Cross Validation

Question

Hello! I made for educational purposes a predictive network in the form of a video lesson from Thomas Ott for stock market price prediction. My question is, after the trained network, when it is cross validate, should I assign in the operator Set Set the Attribute Name fields as prediction (label) and the target as prediction? Or do I put the attribute as a prediction (label) and the target role as a label?

Thomas_Ott · Accepted Answer

Oh I'm glad you're building off my old tutorial. I really need to update them one day. :)

For the scoring set, the data you want to predict a label for, you normally don''t include it. So there will be no column for it. When it gets scored, it will automatically create a new column as well as a column for each label class. In the my videos that would've been a column for label, confidence(up), and confidence(down).

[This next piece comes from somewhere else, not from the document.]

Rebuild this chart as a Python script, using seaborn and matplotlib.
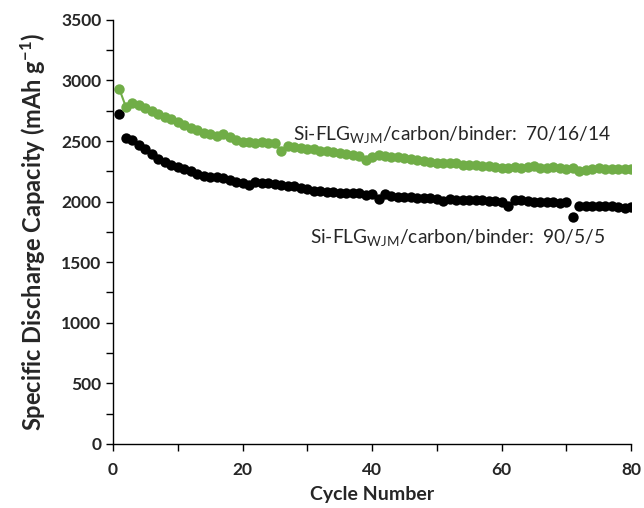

Thomas_Ott · Accepted Answer

So with Cross Validation, depending on the "k" parameter, it will cut your your data set into "k" groups. it will train on "k-1" and test on 1, then it will another "k-1" group at random and train in that, test on 1. It will do this k times and then train the model on the whole data set. The accuracy value is the average of "k" data sets with 1 std deviation. This gives you an idea of how stable your model is and what you can reasonable expect from unseen data.

The Sliding Window Validation operator works different, it's like backtest. The Window widths are the time periods you want to use for training and so forth.